Thursday, February 23, 2017

3:30 PM – 4:30 PM

Meliora 203

                                                                       

Leon Bergen

Stanford University

 

Pragmatic Reasoning and Contextual Interpretation

Abstract:  Natural language provides people with a remarkably diverse set of strategies for communicating more than they literally say. For example, in a sentence such as "Juliet is the sun," the speaker is communicating much more than just Juliet's position in the solar system.  My research aims to understand the types of knowledge and reasoning which support these pragmatic communication strategies. Towards this end, I introduce a novel modeling technique, pragmatic variable lifting, which can incorporate different types of commonsense knowledge, such as reasoning about beliefs and desires, into models of pragmatics. In this talk, I will consider case studies of several pragmatic phenomena: hyperbole, metaphor, and the interpretation of prosodic stress. Using pragmatic variable lifting, we can explain both qualitative aspects of these phenomena, as well as quantitative judgments in experimental tasks.
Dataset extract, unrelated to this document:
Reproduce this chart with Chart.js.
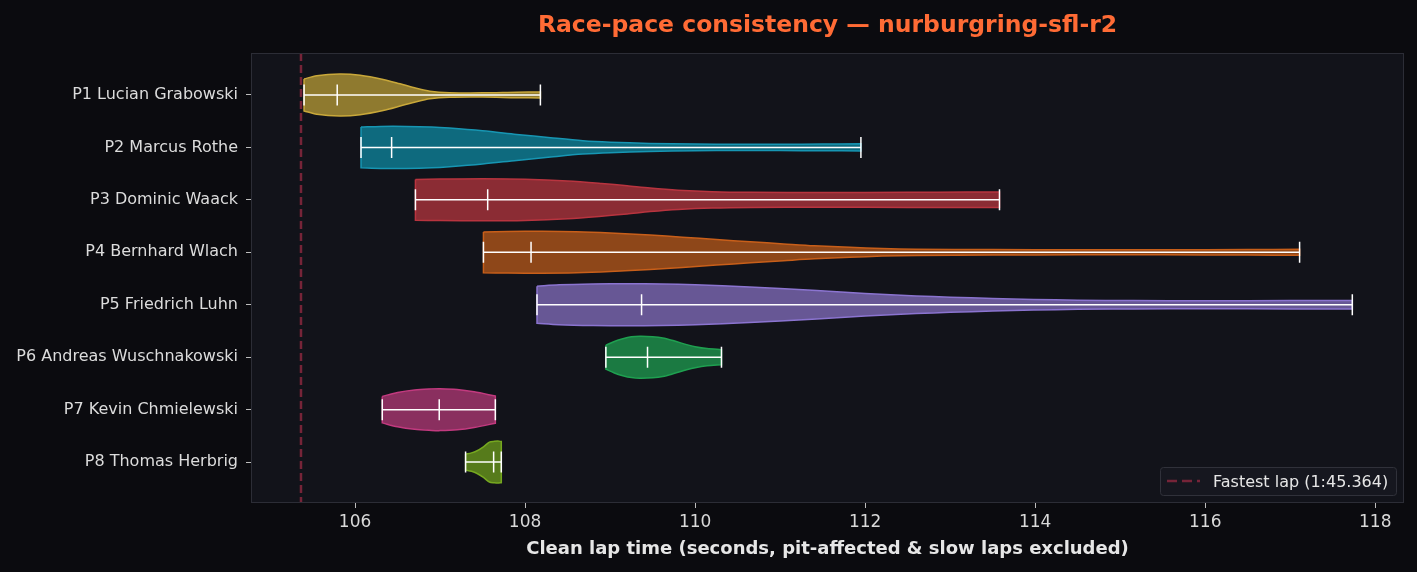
<!DOCTYPE html>
<html>
<head>
<meta charset="utf-8">
<script src="https://cdn.jsdelivr.net/npm/chart.js@4.4.0/dist/chart.umd.min.js"></script>
<style>
  html, body { margin: 0; padding: 0; background: #0b0b0f; }
  #wrap { width: 1417px; height: 572px; position: relative; }
  canvas { display: block; }
</style>
</head>
<body>
<div id="wrap"><canvas id="c" width="1417" height="572"></canvas></div>
<script>
// ---------------- DATA ----------------
const TITLE = 'Race-pace consistency \u2014 nurburgring-sfl-r2';
const X_TITLE = 'Clean lap time (seconds, pit-affected & slow laps excluded)';
const DRIVERS = [
  'P1 Lucian Grabowski',
  'P2 Marcus Rothe',
  'P3 Dominic Waack',
  'P4 Bernhard Wlach',
  'P5 Friedrich Luhn',
  'P6 Andreas Wuschnakowski',
  'P7 Kevin Chmielewski',
  'P8 Thomas Herbrig'
];
const MINS    = [105.40, 106.07, 106.71, 107.51, 108.14, 108.95, 106.32, 107.30];
const MEDIANS = [105.79, 106.43, 107.56, 108.07, 109.37, 109.44, 106.99, 107.63];
const MAXS    = [108.18, 111.95, 113.58, 117.11, 117.73, 110.31, 107.65, 107.72];
const FASTEST_LAP = 105.364;
const FASTEST_LABEL = 'Fastest lap (1:45.364)';
const XTICKS = [106, 108, 110, 112, 114, 116, 118];

// Violin outlines: lap time (s) and relative density (1 = widest point)
const P1_X = [105.40, 105.55, 105.82, 106.06, 106.33, 106.53, 106.72, 106.88, 107.11, 107.5, 107.9, 108.18];
const P1_D = [0.76, 0.92, 1.0, 0.94, 0.74, 0.53, 0.32, 0.18, 0.11, 0.10, 0.13, 0.14];
const P2_X = [106.07, 106.3, 106.6, 106.9, 107.11, 107.5, 107.9, 108.3, 108.68, 109.0, 109.46, 110.0, 110.5, 111.0, 111.5, 111.95];
const P2_D = [0.97, 1.0, 1.0, 0.97, 0.92, 0.79, 0.62, 0.46, 0.32, 0.25, 0.19, 0.16, 0.15, 0.15, 0.16, 0.17];
const P3_X = [106.71, 107.0, 107.5, 108.0, 108.5, 108.9, 109.2, 109.47, 109.8, 110.2, 110.65, 111.5, 112.5, 113.2, 113.58];
const P3_D = [0.97, 0.99, 1.0, 0.98, 0.9, 0.78, 0.67, 0.56, 0.46, 0.39, 0.36, 0.35, 0.36, 0.37, 0.37];
const P4_X = [107.51, 107.8, 108.2, 108.6, 109.0, 109.47, 109.85, 110.25, 110.65, 111.04, 111.4, 111.82, 112.2, 112.6, 113.5, 114.5, 115.5, 116.5, 117.11];
const P4_D = [0.97, 0.99, 1.0, 0.98, 0.92, 0.82, 0.72, 0.61, 0.5, 0.4, 0.31, 0.24, 0.18, 0.15, 0.13, 0.12, 0.12, 0.13, 0.14];
const P5_X = [108.14, 108.4, 108.8, 109.2, 109.6, 110.0, 110.64, 111.0, 111.43, 112.0, 112.6, 113.0, 113.5, 113.98, 114.5, 115.15, 116.0, 117.0, 117.73];
const P5_D = [0.88, 0.95, 0.99, 1.0, 0.99, 0.95, 0.85, 0.77, 0.68, 0.54, 0.42, 0.36, 0.3, 0.25, 0.22, 0.2, 0.19, 0.2, 0.2];
const P6_X = [108.95, 109.05, 109.15, 109.25, 109.35, 109.5, 109.62, 109.75, 109.9, 110.0, 110.14, 110.31];
const P6_D = [0.57, 0.75, 0.88, 0.97, 1.0, 0.98, 0.92, 0.78, 0.6, 0.5, 0.41, 0.36];
const P7_X = [106.32, 106.5, 106.7, 106.9, 107.0, 107.2, 107.4, 107.65];
const P7_D = [0.63, 0.82, 0.94, 0.99, 1.0, 0.96, 0.85, 0.65];
const P8_X = [107.30, 107.37, 107.43, 107.51, 107.58, 107.64, 107.68, 107.72];
const P8_D = [0.38, 0.44, 0.53, 0.73, 0.95, 0.99, 1.0, 0.98];

const PROFILE_X = [P1_X, P2_X, P3_X, P4_X, P5_X, P6_X, P7_X, P8_X];
const PROFILE_D = [P1_D, P2_D, P3_D, P4_D, P5_D, P6_D, P7_D, P8_D];

// ---------------- STYLE ----------------
const FILLS = ['#8f7a2f', '#0e6a7e', '#8b2c34', '#8e4719', '#675795', '#1b7a42', '#8a2f5f', '#567b1b'];
const EDGES = ['#c9a83a', '#1796b3', '#b8343f', '#c85f1a', '#8b74d0', '#1fa050', '#c23a7f', '#76a820'];
const HALF = 0.4;       // max half-width of a violin in category units
const BAR_HALF = 0.2;   // half-length of min/median/max bars
const X_MIN = 104.776, X_MAX = 118.338;
const Y_MIN = -0.8, Y_MAX = 7.78;
const FONT = "'DejaVu Sans', 'Liberation Sans', sans-serif";
const FASTEST_COLOR = '#762438';

// ---------------- BUILD ----------------
function violinPoints(pos, xs, ds) {
  const up = xs.map((x, i) => ({x: x, y: pos - ds[i] * HALF}));
  const lo = xs.map((x, i) => ({x: x, y: pos + ds[i] * HALF})).reverse();
  const pts = [];
  up.forEach(p => pts.push(p));
  pts.push(up[up.length - 1]);
  pts.push(lo[0]);
  lo.forEach(p => pts.push(p));
  pts.push(lo[lo.length - 1]);
  pts.push(up[0]);
  return pts;
}

const datasets = [];
DRIVERS.forEach((name, i) => {
  datasets.push({
    label: name,
    data: violinPoints(i, PROFILE_X[i], PROFILE_D[i]),
    showLine: true, fill: 'shape',
    backgroundColor: FILLS[i], borderColor: EDGES[i], borderWidth: 1.5,
    pointRadius: 0, tension: 0.3, order: 3
  });
  const white = {showLine: true, fill: false, borderColor: '#ffffff', borderWidth: 1.5,
                 pointRadius: 0, tension: 0, order: 1};
  datasets.push(Object.assign({label: name + ' range', data: [{x: MINS[i], y: i}, {x: MAXS[i], y: i}]}, white));
  [MINS[i], MEDIANS[i], MAXS[i]].forEach(v => {
    datasets.push(Object.assign({label: name + ' bar', data: [{x: v, y: i - BAR_HALF}, {x: v, y: i + BAR_HALF}]}, white));
  });
});
datasets.push({
  label: FASTEST_LABEL,
  data: [{x: FASTEST_LAP, y: Y_MIN}, {x: FASTEST_LAP, y: Y_MAX}],
  showLine: true, fill: false, borderColor: FASTEST_COLOR, borderWidth: 2.5,
  borderDash: [8, 4], pointRadius: 0, order: 2
});

const decor = {
  id: 'decor',
  beforeDraw(chart) {
    const {ctx, chartArea: a} = chart;
    ctx.save();
    ctx.fillStyle = '#0b0b0f';
    ctx.fillRect(0, 0, chart.width, chart.height);
    ctx.fillStyle = '#12131a';
    ctx.fillRect(a.left, a.top, a.right - a.left, a.bottom - a.top);
    ctx.restore();
  },
  afterDraw(chart) {
    const {ctx, chartArea: a} = chart;
    ctx.save();
    // frame
    ctx.strokeStyle = '#2c2d36';
    ctx.lineWidth = 1;
    ctx.strokeRect(a.left + 0.5, a.top + 0.5, a.right - a.left - 1, a.bottom - a.top - 1);
    // title
    ctx.fillStyle = '#ff6b35';
    ctx.font = "bold 23.5px " + FONT;
    ctx.textAlign = 'center';
    ctx.textBaseline = 'alphabetic';
    ctx.fillText(TITLE, (a.left + a.right) / 2, 32);
    // legend
    const bx = a.right - 244, by = a.bottom - 36, bw = 236, bh = 28;
    ctx.fillStyle = '#16171f';
    ctx.strokeStyle = '#30313a';
    ctx.lineWidth = 1;
    ctx.beginPath();
    if (ctx.roundRect) ctx.roundRect(bx + 0.5, by + 0.5, bw, bh, 3); else ctx.rect(bx + 0.5, by + 0.5, bw, bh);
    ctx.fill();
    ctx.stroke();
    ctx.strokeStyle = FASTEST_COLOR;
    ctx.lineWidth = 2.5;
    ctx.setLineDash([10, 5]);
    ctx.beginPath();
    ctx.moveTo(bx + 7, by + 14);
    ctx.lineTo(bx + 40, by + 14);
    ctx.stroke();
    ctx.setLineDash([]);
    ctx.fillStyle = '#e6e6e6';
    ctx.font = "16px " + FONT;
    ctx.textAlign = 'left';
    ctx.fillText(FASTEST_LABEL, bx + 53, by + 20);
    ctx.restore();
  }
};

new Chart(document.getElementById('c'), {
  type: 'scatter',
  data: {datasets: datasets},
  options: {
    responsive: false,
    devicePixelRatio: 1,
    animation: false,
    events: [],
    layout: {padding: {left: 0, top: 53, right: 13, bottom: 0}},
    plugins: {legend: {display: false}, tooltip: {enabled: false}, title: {display: false}},
    scales: {
      x: {
        type: 'linear', min: X_MIN, max: X_MAX,
        afterBuildTicks: s => { s.ticks = XTICKS.map(v => ({value: v})); },
        afterFit: s => { s.height = 69; },
        ticks: {color: '#d9d9d9', font: {family: FONT, size: 17}, padding: 4,
                callback: v => String(v)},
        grid: {display: true, drawOnChartArea: false, drawTicks: true, tickLength: 5,
               tickColor: '#bdbdbd', tickWidth: 1},
        border: {display: false},
        title: {display: true, text: X_TITLE, color: '#e6e6e6',
                font: {family: FONT, size: 18, weight: 'bold'}, padding: {top: 0, bottom: 12}}
      },
      y: {
        type: 'linear', reverse: true, min: Y_MIN, max: Y_MAX,
        afterBuildTicks: s => { s.ticks = DRIVERS.map((d, i) => ({value: i})); },
        afterFit: s => { s.width = 251; },
        ticks: {color: '#dcdcdc', font: {family: FONT, size: 16}, padding: 8,
                callback: v => DRIVERS[Math.round(v)]},
        grid: {display: true, drawOnChartArea: false, drawTicks: true, tickLength: 5,
               tickColor: '#bdbdbd', tickWidth: 1},
        border: {display: false}
      }
    }
  },
  plugins: [decor]
});
</script>
</body>
</html>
The results demonstrate the power of pragmatic reasoning, and the potential for computational models of pragmatics to illuminate linguistic phenomena.

 

Bio:  Leon Bergen is a postdoctoral researcher in the Computation & Cognition Lab at Stanford University. He received his Ph.D. from the department of Brain and Cognitive Sciences at MIT in 2015, and his B.A. in Mathematics and Philosophy from Swarthmore College in 2009. His research focuses on computational modeling of language understanding, particularly in semantics and pragmatics. He received NDSEG and NSF Graduate Research Fellowships, and a best paper award for Computational Modeling of Language from the Cognitive Science Society.